#### [Data block]
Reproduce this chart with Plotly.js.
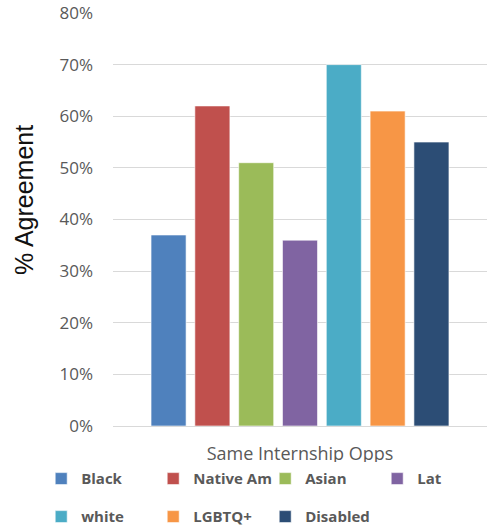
<!DOCTYPE html>
<html>
<head>
<meta charset="utf-8">
<script src="https://cdn.plot.ly/plotly-3.0.1.min.js"></script>
<style>
html,body{margin:0;padding:0;background:#fff;}
#chart{width:487px;height:531px;}
</style>
</head>
<body>
<div id="chart"></div>
<script>
const category = "Same Internship Opps";
const groups = ["Black", "Native Am", "Asian", "Lat", "white", "LGBTQ+", "Disabled"];
const values = [0.37, 0.62, 0.51, 0.36, 0.70, 0.61, 0.55];
const colors = ["#4F81BD", "#C0504D", "#9BBB59", "#8064A2", "#4BACC6", "#F79646", "#2C4D75"];
const yTickVals = [0, 0.1, 0.2, 0.3, 0.4, 0.5, 0.6, 0.7, 0.8];
const yTitle = "% Agreement";

const traces = groups.map((g, i) => ({
  type: "bar",
  name: g,
  x: [category],
  y: [values[i]],
  marker: { color: colors[i], line: { color: "rgba(255,255,255,0.6)", width: 1 } },
  legend: i < 4 ? "legend" : "legend2",
  hoverinfo: "skip"
}));

const legendFont = { family: "Open Sans, sans-serif", size: 15, color: "#595959", weight: "bold" };

const layout = {
  width: 487,
  height: 531,
  margin: { l: 113, r: 0, t: 13, b: 105, autoexpand: false },
  paper_bgcolor: "#fff",
  plot_bgcolor: "#fff",
  barmode: "group",
  bargap: 0.18,
  bargroupgap: 0.2,
  font: { family: "Open Sans, sans-serif", color: "#595959" },
  xaxis: {
    type: "category",
    automargin: false,
    showgrid: false,
    showline: false,
    zeroline: false,
    ticks: "",
    ticklabelstandoff: 15,
    tickfont: { family: "Open Sans, sans-serif", size: 18, color: "#595959" }
  },
  yaxis: {
    range: [0, 0.8],
    automargin: false,
    tickvals: yTickVals,
    tickformat: ".0%",
    showgrid: true,
    gridcolor: "#D9D9D9",
    gridwidth: 1,
    zeroline: true,
    zerolinecolor: "#D9D9D9",
    zerolinewidth: 1,
    showline: false,
    ticks: "",
    ticklabelstandoff: 19,
    tickfont: { family: "Open Sans, sans-serif", size: 17, color: "#595959" }
  },
  showlegend: true,
  legend: {
    orientation: "h",
    x: -0.192, xanchor: "left",
    y: -0.128, yanchor: "middle",
    entrywidth: 67, entrywidthmode: "pixels",
    font: legendFont,
    traceorder: "normal",
    itemclick: false
  },
  legend2: {
    orientation: "h",
    x: -0.192, xanchor: "left",
    y: -0.220, yanchor: "middle",
    entrywidth: 67, entrywidthmode: "pixels",
    font: legendFont,
    traceorder: "normal",
    itemclick: false
  },
  annotations: [{
    text: yTitle,
    xref: "paper", yref: "paper",
    x: -0.240, y: 0.548,
    xanchor: "center", yanchor: "middle",
    textangle: -90,
    showarrow: false,
    font: { family: "Liberation Sans, Arial, sans-serif", size: 25, color: "#111" }
  }]
};

Plotly.newPlot("chart", traces, layout, { staticPlot: true, displayModeBar: false });
</script>
</body>
</html>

#### [Your objective]
Give only the number of lines in the material above that include the word "chart".

#### [Full response]
4